War leaves Pakistan with fewer LNG import options


ISLAMABAD: With the escalating Russia-Ukraine war, Pakistan is left with fewer import options for liquefied natural gas (LNG) while struggling to maintain 8-10 cargoes a month instead of 14 required for electricity and industrial needs.

Pakistan currently imports from Qatar 7-8 cargoes per month of about 100 million cubic feet per day (MMCFD) each and two from traders who have become habitual defaulters. It is, therefore, prudent to consider that traders may continue with their defaults given the tight market conditions, thus leaving Islamabad at the mercy of Qatar.

Under the two long-term contracts with Qatar, state-run entities in Pakistan are importing on a monthly basis six cargoes at 13.37pc of Brent and one to two cargoes at 10.2pc of Brent. These translate into $10.6-11 per million British Thermal Unit (MMBTU) and about $8.2 per MMBTU, respectively.

The recent spot purchase at little over $25 per MMBTU from Qatar gives a fair idea what is about to come where Pakistan was compelled to pay roughly $55 million above its long-term contracts. LNG cargoes from Qatar under term contracts roughly cost $26-30m each against spot purchase at about $80m.

Gas prices in Europe have climbed from $24 to $40 per MMBTU. These prices are for summer demand despite the fact that Europeans have reasonable storages.

Country struggles to maintain 8-10 cargoes a month instead of 14 required for electricity, industrial needs

Now with the LNG prices hovering around $38-40 per MMBTU in the market, the premium is roughly $100m per cargo. Multiply it with the demand of the additional five to seven cargoes per month to fulfil domestic needs, Pakistan is glaring at a premium of roughly $350-500m per month. As if that is not enough, there is little fiscal space irrespective of the proposed weighted average cost of gas (WACOG) efforts that the Ministry of Energy is trying to introduce to mingle cheaper domestic and expensive imported gas into a common basket price. This may give a new lease of life to highly inefficient gas companies running at 12-18pc system losses at the cost of industry and long-term competition.

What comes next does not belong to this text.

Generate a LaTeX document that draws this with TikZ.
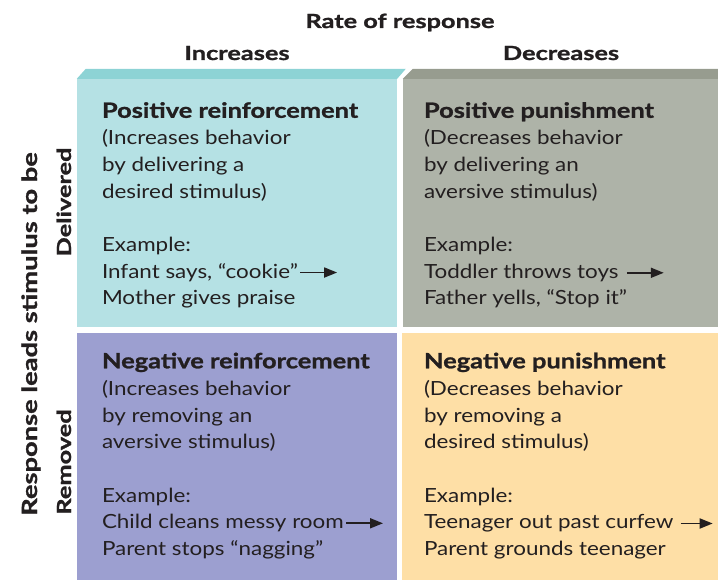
\documentclass[tikz,border=0pt]{standalone}
\usepackage{fontspec}
\setmainfont{Lato}
\newfontfamily\bodyfont[FakeStretch=1.15]{Lato}
\newfontfamily\titlefont[FakeStretch=1.21, FakeBold=1.2]{Lato}
\newfontfamily\headfont[FakeStretch=1.3, FakeBold=1.2]{Lato}
\usepackage{xcolor}
\usetikzlibrary{arrows.meta, positioning}

\definecolor{tealface}{HTML}{B5E1E4}
\definecolor{tealtop}{HTML}{8DD3D5}
\definecolor{grayface}{HTML}{AEB3A8}
\definecolor{graytop}{HTML}{979C8F}
\definecolor{purpface}{HTML}{9C9FD0}
\definecolor{yellface}{HTML}{FEDFA6}
\definecolor{ink}{HTML}{231F20}

\begin{document}
\begin{tikzpicture}[
        x=1pt, y=-1pt,
        every node/.style={font=\bodyfont\fontsize{19.5}{26.7}\selectfont, text=ink, inner sep=0pt},
        head/.style={anchor=base, font=\headfont\bfseries\fontsize{19.5}{23}\selectfont},
        panel/.style={rectangle, minimum width=#1, minimum height=248pt},
        title/.style={anchor=base west, font=\titlefont\bfseries\fontsize{21}{27}\selectfont},
        desc/.style={anchor=base west, align=left},
        line/.style={anchor=base west},
        arr/.style={->, line width=1.8pt, draw=ink},
        >={Triangle[length=13pt, width=10pt]}
    ]
        \useasboundingbox (0,0) rectangle (718,580);

        % quadrants
        \node[panel=320pt, fill=tealface] (pr) at (237,203) {};
        \node[panel=315pt, fill=grayface] (pp) at (560.5,203) {};
        \node[panel=320pt, fill=purpface] (nr) at (237,456.5) {};
        \node[panel=316pt, fill=yellface] (np) at (560,456.5) {};
        \fill[tealtop] (pr.north west) -- ++(9,-10) -- ++(320,0) -- (pr.north east) -- cycle;
        \fill[graytop] (pp.north west) -- ++(10,-10) -- (718,69) -- (pp.north east) -- cycle;

        % headings
        \node[head] (rate) at (400,28) {Rate of response};
        \node[head] (inc) at (237,60) {Increases};
        \node[head] (dec) at (561,60) {Decreases};
        \node[head, rotate=90, font=\headfont\bfseries\fontsize{21}{25}\selectfont] (leads) at (37,334) {Response leads stimulus to be};
        \node[head, rotate=90] (deliv) at (71,202) {Delivered};
        \node[head, rotate=90] (remov) at (71,462) {Removed};

        % positive reinforcement
        \node[title] (prT) at ([shift={(25,39)}]pr.north west) {Positive reinforcement};
        \node[desc, below=80.4pt of prT.base west, anchor=base west] (prD) {(Increases behavior\\by delivering a\\desired stimulus)};
        \node[line, below=134pt of prT.base west, anchor=base west] (prE) {Example:};
        \node[line, below=26.5pt of prE.base west, anchor=base west] (prE1) {Infant says, “cookie”};
        \node[line, below=26.5pt of prE1.base west, anchor=base west] (prE2) {Mother gives praise};
        \coordinate[right=2pt of prE1.east] (prA0);
        \coordinate[right=37pt of prA0] (prA);
        \draw[arr] (prA0) -- (prA);

        % positive punishment
        \node[title] (ppT) at ([shift={(21,39)}]pp.north west) {Positive punishment};
        \node[desc, below=80.4pt of ppT.base west, anchor=base west] (ppD) {(Decreases behavior\\by delivering an\\aversive stimulus)};
        \node[line, below=134pt of ppT.base west, anchor=base west] (ppE) {Example:};
        \node[line, below=26.5pt of ppE.base west, anchor=base west] (ppE1) {Toddler throws toys};
        \node[line, below=26.5pt of ppE1.base west, anchor=base west] (ppE2) {Father yells, “Stop it”};
        \coordinate[right=8pt of ppE1.east] (ppA0);
        \coordinate[right=37pt of ppA0] (ppA);
        \draw[arr] (ppA0) -- (ppA);

        % negative reinforcement
        \node[title] (nrT) at ([shift={(25,36)}]nr.north west) {Negative reinforcement};
        \node[desc, below=80.4pt of nrT.base west, anchor=base west] (nrD) {(Increases behavior\\by removing an\\aversive stimulus)};
        \node[line, below=134pt of nrT.base west, anchor=base west] (nrE) {Example:};
        \node[line, below=26.5pt of nrE.base west, anchor=base west] (nrE1) {Child cleans messy room};
        \node[line, below=26.5pt of nrE1.base west, anchor=base west] (nrE2) {Parent stops “nagging”};
        \coordinate[right=2pt of nrE1.east] (nrA0);
        \coordinate[right=37pt of nrA0] (nrA);
        \draw[arr] (nrA0) -- (nrA);

        % negative punishment
        \node[title] (npT) at ([shift={(22,36)}]np.north west) {Negative punishment};
        \node[desc, below=80.4pt of npT.base west, anchor=base west] (npD) {(Decreases behavior\\by removing a\\desired stimulus)};
        \node[line, below=134pt of npT.base west, anchor=base west] (npE) {Example:};
        \node[line, below=26.5pt of npE.base west, anchor=base west] (npE1) {Teenager out past curfew};
        \node[line, below=26.5pt of npE1.base west, anchor=base west] (npE2) {Parent grounds teenager};
        \coordinate[right=7pt of npE1.east] (npA0);
        \coordinate[right=32pt of npA0] (npA);
        \draw[arr] (npA0) -- (npA);
    \end{tikzpicture}
\end{document}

With sanctions on Russian Nord Stream pipeline to Germany, there is likelihood in the short term that European consumers would be ready to paying anything to purchase whatever LNG supplies are available in the spot market and secure whatever is possible from long-term suppliers, including Qatar. Russian gas pipeline or not, one thing is clear that Europeans are going to further diversify energy imports instead of their earlier reliance on Russian supplies.

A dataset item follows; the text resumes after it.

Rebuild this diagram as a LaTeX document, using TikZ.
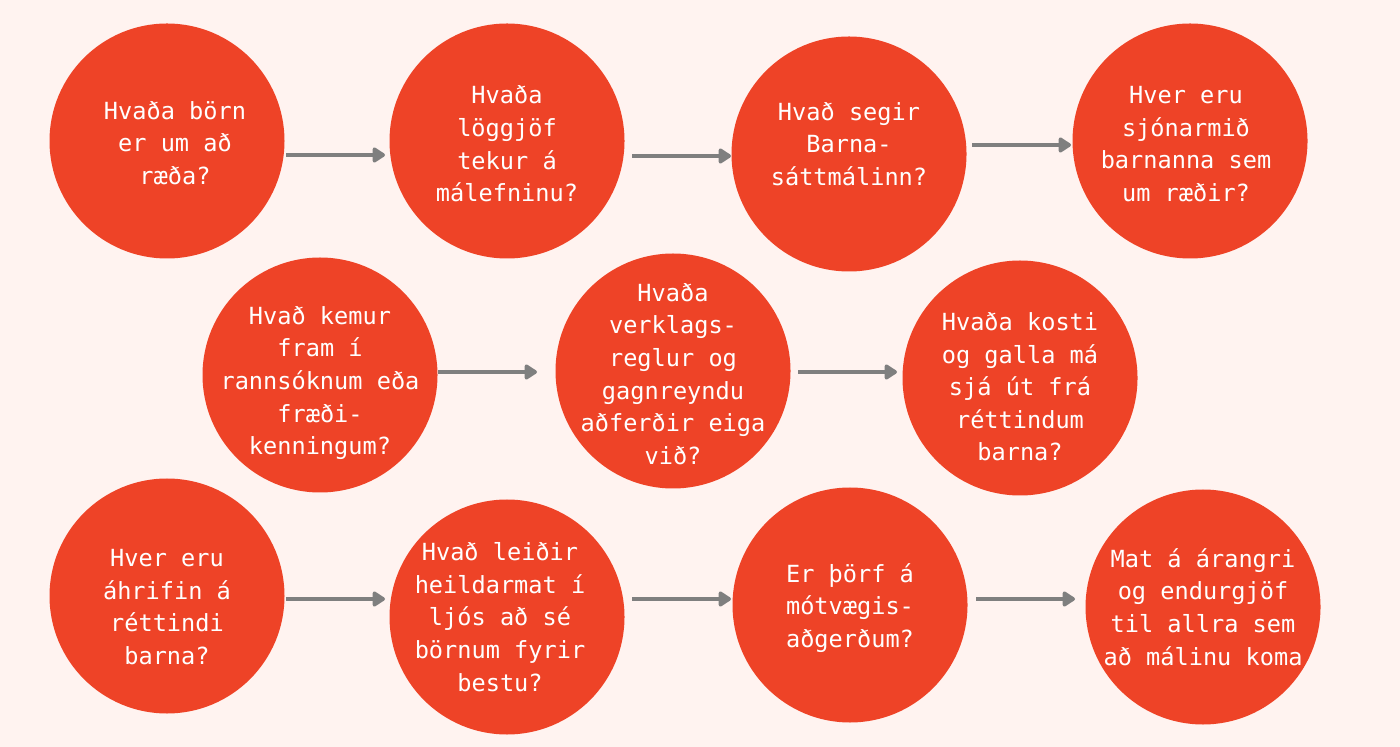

It may be recalled that back in April last year despite clear signals pushing the government to make advance purchase of LNG, it has now become obvious that Pakistan needs to close investments of two LNG terminals for the long term, unless the authorities have the vision to wait for another 10 years for the next investment cycle.

With latest situation on ground if arrangements have not been made for the short term supply, it may be already too late. Any indecision and bureaucratic wrangling in gas infrastructure investments are going to cause a lot of hurt in the long run, said a former official of the Petroleum Division who had been part of the LNG negotiations with Qatar and other long-term LNG suppliers. “This is now in the hands of the political leadership to make swift decisions and get projects over the line,” he said.

Interestingly, those who have followed the Pak-Stream Pipeline proposed to be constructed by Russian firms, the new sanctions are certainly a big roadblock for the joint development between Russians and Pakistanis. No wonder then, Energy Minister Hammad Azhar during recent visit of Prime Minister Imran Khan to Moscow talked about finalising the Share­holders Agreement (SHA) with Russia by end of the year — 10 months to go.

Already delayed for multiple times since 2015, the energy ministry had committed to sign the SHA before the end of July 2021. The talks between the two sides on the SHA could not conclude last month in Islamabad. Interestingly, the energy minister had been announcing repeatedly that a contract with at least one of the prospective LNG terminal operators would be signed in January 2022 which is still not in sight in the near future.